### Supplied data
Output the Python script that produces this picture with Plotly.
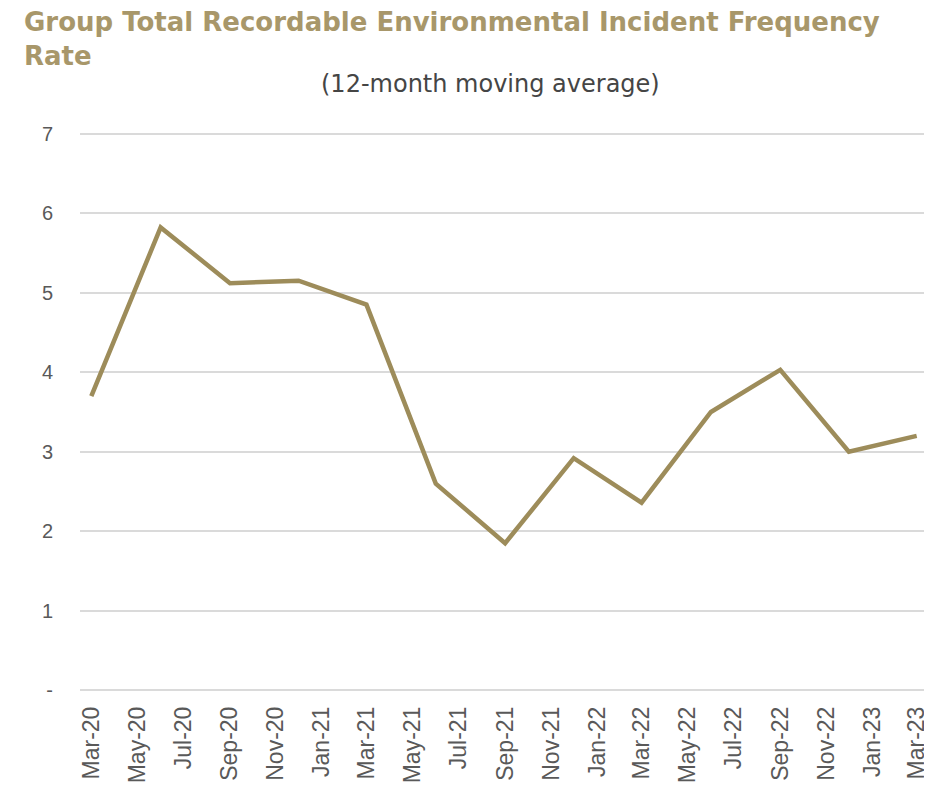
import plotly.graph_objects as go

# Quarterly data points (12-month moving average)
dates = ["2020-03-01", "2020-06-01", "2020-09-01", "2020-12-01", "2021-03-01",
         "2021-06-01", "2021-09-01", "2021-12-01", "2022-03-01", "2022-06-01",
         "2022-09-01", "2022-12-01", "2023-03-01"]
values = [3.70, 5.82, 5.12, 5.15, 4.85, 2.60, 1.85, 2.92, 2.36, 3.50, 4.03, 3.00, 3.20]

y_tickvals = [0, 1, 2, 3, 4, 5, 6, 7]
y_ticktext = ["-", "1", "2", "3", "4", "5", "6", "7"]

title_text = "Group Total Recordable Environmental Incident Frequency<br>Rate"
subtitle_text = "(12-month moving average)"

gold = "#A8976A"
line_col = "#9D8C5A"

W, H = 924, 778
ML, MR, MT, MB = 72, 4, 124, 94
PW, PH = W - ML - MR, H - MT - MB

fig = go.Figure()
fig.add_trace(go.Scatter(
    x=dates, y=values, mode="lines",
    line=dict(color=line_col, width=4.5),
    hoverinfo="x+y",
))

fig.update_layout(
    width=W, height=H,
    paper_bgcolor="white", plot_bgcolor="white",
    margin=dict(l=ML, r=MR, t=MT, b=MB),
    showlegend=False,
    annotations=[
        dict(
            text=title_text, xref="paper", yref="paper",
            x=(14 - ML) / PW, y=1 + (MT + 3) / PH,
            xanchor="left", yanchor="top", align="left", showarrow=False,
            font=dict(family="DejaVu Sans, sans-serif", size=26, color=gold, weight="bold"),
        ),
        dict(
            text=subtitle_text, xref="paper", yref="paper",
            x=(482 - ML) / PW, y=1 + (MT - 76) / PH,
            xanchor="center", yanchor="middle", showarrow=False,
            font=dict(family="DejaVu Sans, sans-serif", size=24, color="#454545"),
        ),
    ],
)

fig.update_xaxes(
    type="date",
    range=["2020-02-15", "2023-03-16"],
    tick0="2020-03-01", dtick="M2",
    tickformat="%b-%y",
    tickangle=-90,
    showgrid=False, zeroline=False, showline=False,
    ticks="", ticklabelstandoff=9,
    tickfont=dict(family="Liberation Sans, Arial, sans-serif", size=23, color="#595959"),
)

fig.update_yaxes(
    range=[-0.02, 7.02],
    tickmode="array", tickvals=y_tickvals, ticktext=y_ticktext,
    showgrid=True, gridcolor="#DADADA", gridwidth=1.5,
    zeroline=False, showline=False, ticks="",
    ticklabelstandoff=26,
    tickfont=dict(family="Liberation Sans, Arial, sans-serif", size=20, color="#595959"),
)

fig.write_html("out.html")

### Directive
Do not copy the pictures, but repeat every line exactly.

### Result below
Output the Python script that produces this picture with Plotly.
import plotly.graph_objects as go

# Quarterly data points (12-month moving average)
dates = ["2020-03-01", "2020-06-01", "2020-09-01", "2020-12-01", "2021-03-01",
         "2021-06-01", "2021-09-01", "2021-12-01", "2022-03-01", "2022-06-01",
         "2022-09-01", "2022-12-01", "2023-03-01"]
values = [3.70, 5.82, 5.12, 5.15, 4.85, 2.60, 1.85, 2.92, 2.36, 3.50, 4.03, 3.00, 3.20]

y_tickvals = [0, 1, 2, 3, 4, 5, 6, 7]
y_ticktext = ["-", "1", "2", "3", "4", "5", "6", "7"]

title_text = "Group Total Recordable Environmental Incident Frequency<br>Rate"
subtitle_text = "(12-month moving average)"

gold = "#A8976A"
line_col = "#9D8C5A"

W, H = 924, 778
ML, MR, MT, MB = 72, 4, 124, 94
PW, PH = W - ML - MR, H - MT - MB

fig = go.Figure()
fig.add_trace(go.Scatter(
    x=dates, y=values, mode="lines",
    line=dict(color=line_col, width=4.5),
    hoverinfo="x+y",
))

fig.update_layout(
    width=W, height=H,
    paper_bgcolor="white", plot_bgcolor="white",
    margin=dict(l=ML, r=MR, t=MT, b=MB),
    showlegend=False,
    annotations=[
        dict(
            text=title_text, xref="paper", yref="paper",
            x=(14 - ML) / PW, y=1 + (MT + 3) / PH,
            xanchor="left", yanchor="top", align="left", showarrow=False,
            font=dict(family="DejaVu Sans, sans-serif", size=26, color=gold, weight="bold"),
        ),
        dict(
            text=subtitle_text, xref="paper", yref="paper",
            x=(482 - ML) / PW, y=1 + (MT - 76) / PH,
            xanchor="center", yanchor="middle", showarrow=False,
            font=dict(family="DejaVu Sans, sans-serif", size=24, color="#454545"),
        ),
    ],
)

fig.update_xaxes(
    type="date",
    range=["2020-02-15", "2023-03-16"],
    tick0="2020-03-01", dtick="M2",
    tickformat="%b-%y",
    tickangle=-90,
    showgrid=False, zeroline=False, showline=False,
    ticks="", ticklabelstandoff=9,
    tickfont=dict(family="Liberation Sans, Arial, sans-serif", size=23, color="#595959"),
)

fig.update_yaxes(
    range=[-0.02, 7.02],
    tickmode="array", tickvals=y_tickvals, ticktext=y_ticktext,
    showgrid=True, gridcolor="#DADADA", gridwidth=1.5,
    zeroline=False, showline=False, ticks="",
    ticklabelstandoff=26,
    tickfont=dict(family="Liberation Sans, Arial, sans-serif", size=20, color="#595959"),
)

fig.write_html("out.html")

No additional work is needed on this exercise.